FAO Regional Office for Europe and Central Asia

Partnerships help build better seed systems in Europe and Central Asia

A study tour brought representatives of Armenia, Kyrgyzstan, and North Macedonia to Hungary to learn about improving their seed systems. The visit on 16–20 May constituted part of an FAO project aiming to enhance climate resilience in agriculture.

Specifically, national professionals and policy-makers from the three countries deepened their knowledge in seed material renewal, seed certification, and seed supply production on the example of the Hungarian system. Participants shared information on their legislative frameworks and current structures and how to adapt these to local contexts. Their collaboration and mutual learning will contribute to further develop seed systems and genetic resources in Europe and Central Asia.

“The project foresees the improvement of the production and usage of high-quality and tolerant seeds to strengthen climate-resilient seed systems through better knowledge and seed quality control systems,” explained Tania Santivanez, FAO agricultural officer.

To support this goal, participants of the study tour visited the Centre for Agricultural Research – the largest agricultural research complex in Hungary that carries out basic and applied research and development in the field of agricultural sciences. The Centre plays an active role in developing maize hybrids that are resistant to plant pests and diseases, as well as more tolerant to cold and drought. Both the working modality of the Centre and the effort to deliver drought-tolerant crop varieties proved to be interesting for country representatives.

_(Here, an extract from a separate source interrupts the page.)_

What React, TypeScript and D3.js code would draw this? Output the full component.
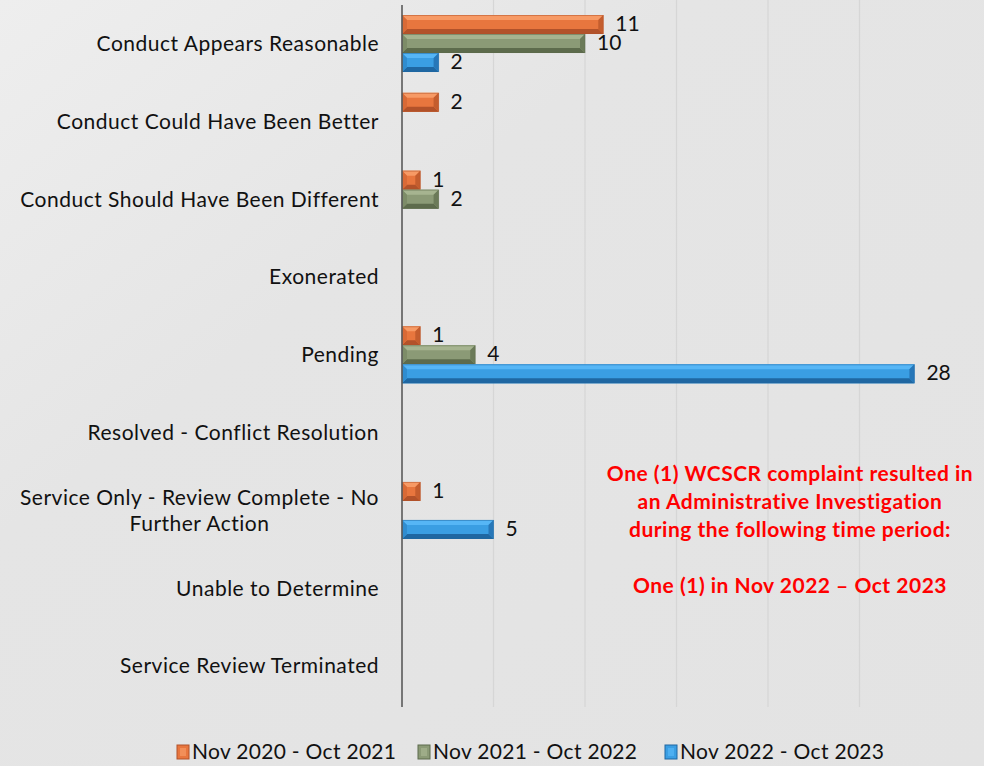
import React, { useEffect, useRef } from "react";
import * as d3 from "d3";

const categories = [
  ["Conduct Appears Reasonable"],
  ["Conduct Could Have Been Better"],
  ["Conduct Should Have Been Different"],
  ["Exonerated"],
  ["Pending"],
  ["Resolved - Conflict Resolution"],
  ["Service Only - Review Complete - No", "Further Action"],
  ["Unable to Determine"],
  ["Service Review Terminated"],
];
const seriesNames = ["Nov 2020 - Oct 2021", "Nov 2021 - Oct 2022", "Nov 2022 - Oct 2023"];
const series2021 = [11, 2, 1, 0, 1, 0, 1, 0, 0];
const series2022 = [10, 0, 2, 0, 4, 0, 0, 0, 0];
const series2023 = [2, 0, 0, 0, 28, 0, 5, 0, 0];
const xTicks = [0, 5, 10, 15, 20, 25];
const noteLines = [
  "One (1) WCSCR complaint resulted in",
  "an Administrative Investigation",
  "during the following time period:",
  "",
  "One (1) in Nov 2022 \u2013 Oct 2023",
];

const palettes = [
  { face: "#e8763e", top: "#f79a65", bottom: "#b2522a", right: "#c45d2e", left: "#d96a36" },
  { face: "#8b9a76", top: "#a6b490", bottom: "#5d6b4c", right: "#6b7a58", left: "#7d8c68" },
  { face: "#3a9ee3", top: "#56b6f6", bottom: "#1f67a2", right: "#2777b8", left: "#308dd0" },
];

export default function App() {
  const ref = useRef<SVGSVGElement>(null);
  useEffect(() => {
    const svg = d3.select(ref.current);
    svg.selectAll("*").remove();
    const W = 984, H = 766;
    const defs = svg.append("defs");
    const bg = defs.append("linearGradient").attr("id", "bg").attr("x1", 0).attr("y1", 0).attr("x2", 1).attr("y2", 1);
    bg.append("stop").attr("offset", 0).attr("stop-color", "#eeeeee");
    bg.append("stop").attr("offset", 0.35).attr("stop-color", "#e5e5e5");
    bg.append("stop").attr("offset", 1).attr("stop-color", "#e3e3e3");
    svg.append("rect").attr("width", W).attr("height", H).attr("fill", "url(#bg)");

    const x = d3.scaleLinear().domain([0, 30]).range([402, 951]);
    const y = d3.scaleBand<number>().domain(d3.range(categories.length)).range([4.6, 705]).padding(0);
    const inner = d3.scaleBand<number>().domain([0, 1, 2]).range([-28.5, 28.5]).padding(0);

    svg.append("g").selectAll("line").data(xTicks.filter((t) => t > 0)).join("line")
      .attr("x1", (d) => x(d)).attr("x2", (d) => x(d)).attr("y1", 0).attr("y2", 707)
      .attr("stroke", "#d6d6d6").attr("stroke-width", 1.2);

    const font = "Lato, 'Open Sans', sans-serif";
    const labG = svg.append("g").attr("font-family", font).attr("font-size", 21)
      .attr("letter-spacing", 0.5).attr("fill", "#111");
    categories.forEach((lines, i) => {
      const cy = y(i)! + y.bandwidth() / 2;
      const lh = 26;
      const texts = lines.map((ln, j) =>
        labG.append("text").text(ln).attr("y", cy + (j - (lines.length - 1) / 2) * lh).attr("dy", "0.35em")
      );
      const widths = texts.map((t) => (t.node() as SVGTextElement).getComputedTextLength());
      const maxW = Math.max(...widths);
      const xc = 379 - maxW / 2;
      texts.forEach((t) => t.attr("x", lines.length > 1 ? xc : 379).attr("text-anchor", lines.length > 1 ? "middle" : "end"));
    });

    const allSeries = [series2021, series2022, series2023];
    const barG = svg.append("g");
    const valG = svg.append("g").attr("font-family", font).attr("font-size", 21).attr("fill", "#111");
    allSeries.forEach((vals, s) => {
      const p = palettes[s];
      vals.forEach((v, i) => {
        if (!v) return;
        const x0 = x(0), x1 = x(v);
        const t = y(i)! + y.bandwidth() / 2 + inner(s)!;
        const h = inner.bandwidth();
        const b = Math.min(5, (x1 - x0) / 2);
        const bv = 5;
        const g = barG.append("g");
        g.append("rect").attr("x", x0).attr("y", t).attr("width", x1 - x0).attr("height", h).attr("fill", p.face);
        const poly = (pts: number[][], c: string) =>
          g.append("polygon").attr("points", pts.map((q) => q.join(",")).join(" ")).attr("fill", c);
        poly([[x0, t], [x1, t], [x1 - b, t + bv], [x0 + b, t + bv]], p.top);
        poly([[x0, t + h], [x1, t + h], [x1 - b, t + h - bv], [x0 + b, t + h - bv]], p.bottom);
        poly([[x1, t], [x1, t + h], [x1 - b, t + h - bv], [x1 - b, t + bv]], p.right);
        poly([[x0, t], [x0, t + h], [x0 + b, t + h - bv], [x0 + b, t + bv]], p.left);
        g.append("rect").attr("x", x0).attr("y", t + 0.5).attr("width", x1 - x0).attr("height", h - 1)
          .attr("fill", "none").attr("stroke", p.bottom).attr("stroke-opacity", 0.5).attr("stroke-width", 1);
        valG.append("text").text(String(v)).attr("x", x1 + 12).attr("y", t + h / 2 - 1).attr("dy", "0.35em");
      });
    });

    svg.append("line").attr("x1", x(0)).attr("x2", x(0)).attr("y1", 5).attr("y2", 707)
      .attr("stroke", "#5a5a5a").attr("stroke-width", 1.6);

    const noteG = svg.append("g").attr("font-family", font).attr("font-size", 21).attr("font-weight", "bold")
      .attr("letter-spacing", 0.5).attr("fill", "#ff0000").attr("text-anchor", "middle");
    noteLines.forEach((ln, j) => {
      if (!ln) return;
      noteG.append("text").text(ln).attr("x", 790).attr("y", 474 + j * 27.8).attr("dy", "0.35em");
    });

    const legX = [177, 418, 665];
    const legG = svg.append("g").attr("font-family", font).attr("font-size", 21)
      .attr("letter-spacing", 0.3).attr("fill", "#111");
    seriesNames.forEach((n, s) => {
      const p = palettes[s];
      const lx = legX[s];
      legG.append("rect").attr("x", lx).attr("y", 745).attr("width", 12).attr("height", 14).attr("fill", p.face);
      legG.append("rect").attr("x", lx + 3).attr("y", 748).attr("width", 6).attr("height", 8).attr("fill", p.top).attr("opacity", 0.7);
      legG.append("rect").attr("x", lx).attr("y", 745).attr("width", 12).attr("height", 14).attr("fill", "none").attr("stroke", p.bottom).attr("stroke-width", 1);
      legG.append("text").text(n).attr("x", lx + 15).attr("y", 752).attr("dy", "0.35em");
    });
  }, []);
  return (
    <svg ref={ref} width={984} height={766} style={{ position: "absolute", left: 0, top: 0, display: "block" }} />
  );
}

The programme included a visit to a leading seed producer in the post-Soviet countries, Woodstock Ltd. The company’s goal is to produce safe, high-quality, and climate-resistant crop hybrids in line with international standards. Participants of the study tour appreciated the opportunity to learn about Hungarian seed legislation and laboratories for testing, as well as gain insight into producing climate-tolerant varieties.

On the third day, guests visited Gyermelyi Holding Company, which is Hungary's market-leading pasta manufacturer, largest egg producer, and, as a result, a key player in the milling industry. The company operates a well-functioning example of vertical integration and cover crop production and processing, realizing that high-quality seed is the basis for producing quality wheat and, ultimately, quality products. The company built its own modern seed plant on 8 800 hectares with a closed vertical integration system that has a complete infrastructure required for seed processing, pre-cleaning, drying, and storage capacity. 

 Zsolt Keresztes, director of the crop production sector, introduced the first phase of the food chain. Over the past fifty years, organic development and conscious development have resulted in the emergence of a 3 642-hectare arable crop production unit, primarily to meet the needs of animal husbandry and food production. Gyermelyi's methods were a good example of monitoring the whole food supply chain from farm to plate.

During the successful visit, a cooperation agreement on seed system was signed between the Hungarian and Kyrgyz seed associations.